### Job
From the first line of the data down to and including the line with "-- ($(padding.north west)+(449,0)$);", copy everything exactly, leaving out pictures.

### Data excerpt
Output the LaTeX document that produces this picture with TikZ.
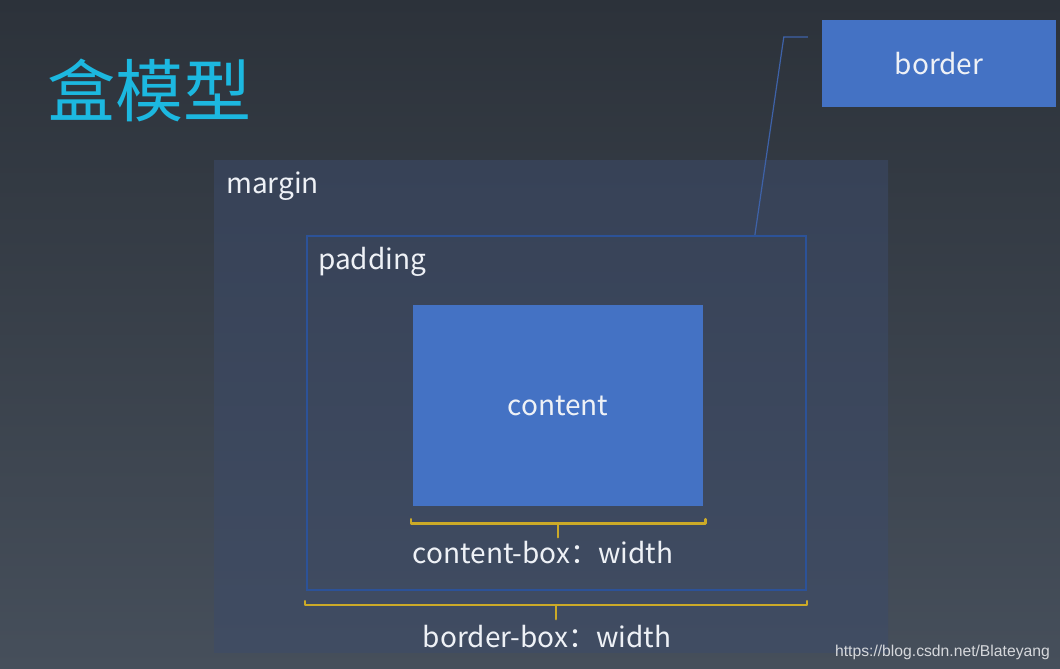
\documentclass[tikz,border=0pt]{standalone}
\usepackage{fontspec}
\setmainfont{Noto Sans CJK SC}
\newfontfamily\urlfont{Liberation Sans}
\usetikzlibrary{positioning,calc}

\definecolor{bgtop}{RGB}{44,50,58}
\definecolor{bgbot}{RGB}{70,79,91}
\definecolor{margintop}{RGB}{55,66,87}
\definecolor{marginbot}{RGB}{64,76,98}
\definecolor{boxblue}{RGB}{68,114,196}
\definecolor{edgeblue}{RGB}{44,82,152}
\definecolor{linkblue}{RGB}{62,98,168}
\definecolor{titlecyan}{RGB}{28,184,224}
\definecolor{braceyellow}{RGB}{204,170,40}
\definecolor{textwhite}{RGB}{238,241,246}
\definecolor{urlgray}{RGB}{214,216,220}

\newcommand{\bigtxt}{\fontsize{28}{34}\selectfont}

\tikzset{
  solidbox/.style={fill=boxblue, draw=none, text=textwhite, font=\bigtxt},
  boxlabel/.style={anchor=base west, text=textwhite, font=\bigtxt, inner sep=0pt},
  widthlabel/.style={anchor=base, text=textwhite, font=\bigtxt, inner sep=0pt},
  brace/.style={draw=braceyellow, line width=2.6pt, line cap=round, line join=round}
}

\begin{document}
\begin{tikzpicture}[x=1pt,y=-1pt]
    % page background
    \shade[top color=bgtop, bottom color=bgbot] (0,0) rectangle (1060,669);

    % title
    \node[text=titlecyan, font=\fontsize{68}{80}\selectfont, inner sep=0pt] (title) at (149,90) {盒模型};

    % the nested boxes
    \node[shade, top color=margintop, bottom color=marginbot, minimum width=674, minimum height=492, inner sep=0pt] (margin) at (551,406) {};
    \node[draw=edgeblue, line width=2.2pt, minimum width=499, minimum height=354, inner sep=0pt] (padding) at (556.5,413) {};
    \node[solidbox, minimum width=290, minimum height=201, inner sep=0pt] (content) at (558,405.5) {content};
    \node[solidbox, minimum width=234, minimum height=87, inner sep=0pt] (border) at (939,63.5) {border};

    \node[boxlabel] (marginlbl) at (226,193) {margin};
    \node[boxlabel] (paddinglbl) at (318,269) {padding};

    % pointer from border to the edge of padding
    \coordinate (bend) at ($(border.west)+(-14,-26.5)$);
    \draw[linkblue, line width=1.2pt] (bend) -- ++(-24,0) -- ($(padding.north west)+(449,0)$);

    % content-box brace
    \coordinate (cbl) at ($(content.south west)+(-2,17)$);
    \coordinate (cbr) at ($(content.south east)+(2,17)$);
    \coordinate (cbm) at ($(cbl)!0.5!(cbr)$);
    \draw[brace] ($(cbl)+(0,-4)$) -- (cbl) -- (cbr) -- ++(0,-4);
    \draw[brace] (cbm) -- ++(0,14);
    \node[widthlabel] (cboxlbl) at ($(cbm)+(-15,40)$) {content-box：width};

    % border-box brace
    \coordinate (bbl) at ($(padding.south west)+(-1,14)$);
    \coordinate (bbr) at ($(padding.south east)+(0,14)$);
    \coordinate (bbm) at ($(bbl)!0.5!(bbr)$);
    \draw[brace] ($(bbl)+(0,-4)$) -- (bbl) -- (bbr) -- ++(0,-4);
    \draw[brace] (bbm) -- ++(0,14);
    \node[widthlabel] (bboxlbl) at ($(bbm)+(-9,42)$) {border-box：width};

    % watermark
    \node[anchor=base east, text=urlgray, font=\urlfont\fontsize{15.7}{18}\selectfont, inner sep=0pt] (url) at (1050,656) {https://blog.csdn.net/Blateyang};
\end{tikzpicture}
\end{document}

### Solution to the problem
Output the LaTeX document that produces this picture with TikZ.
\documentclass[tikz,border=0pt]{standalone}
\usepackage{fontspec}
\setmainfont{Noto Sans CJK SC}
\newfontfamily\urlfont{Liberation Sans}
\usetikzlibrary{positioning,calc}

\definecolor{bgtop}{RGB}{44,50,58}
\definecolor{bgbot}{RGB}{70,79,91}
\definecolor{margintop}{RGB}{55,66,87}
\definecolor{marginbot}{RGB}{64,76,98}
\definecolor{boxblue}{RGB}{68,114,196}
\definecolor{edgeblue}{RGB}{44,82,152}
\definecolor{linkblue}{RGB}{62,98,168}
\definecolor{titlecyan}{RGB}{28,184,224}
\definecolor{braceyellow}{RGB}{204,170,40}
\definecolor{textwhite}{RGB}{238,241,246}
\definecolor{urlgray}{RGB}{214,216,220}

\newcommand{\bigtxt}{\fontsize{28}{34}\selectfont}

\tikzset{
  solidbox/.style={fill=boxblue, draw=none, text=textwhite, font=\bigtxt},
  boxlabel/.style={anchor=base west, text=textwhite, font=\bigtxt, inner sep=0pt},
  widthlabel/.style={anchor=base, text=textwhite, font=\bigtxt, inner sep=0pt},
  brace/.style={draw=braceyellow, line width=2.6pt, line cap=round, line join=round}
}

\begin{document}
\begin{tikzpicture}[x=1pt,y=-1pt]
    % page background
    \shade[top color=bgtop, bottom color=bgbot] (0,0) rectangle (1060,669);

    % title
    \node[text=titlecyan, font=\fontsize{68}{80}\selectfont, inner sep=0pt] (title) at (149,90) {盒模型};

    % the nested boxes
    \node[shade, top color=margintop, bottom color=marginbot, minimum width=674, minimum height=492, inner sep=0pt] (margin) at (551,406) {};
    \node[draw=edgeblue, line width=2.2pt, minimum width=499, minimum height=354, inner sep=0pt] (padding) at (556.5,413) {};
    \node[solidbox, minimum width=290, minimum height=201, inner sep=0pt] (content) at (558,405.5) {content};
    \node[solidbox, minimum width=234, minimum height=87, inner sep=0pt] (border) at (939,63.5) {border};

    \node[boxlabel] (marginlbl) at (226,193) {margin};
    \node[boxlabel] (paddinglbl) at (318,269) {padding};

    % pointer from border to the edge of padding
    \coordinate (bend) at ($(border.west)+(-14,-26.5)$);
    \draw[linkblue, line width=1.2pt] (bend) -- ++(-24,0) -- ($(padding.north west)+(449,0)$);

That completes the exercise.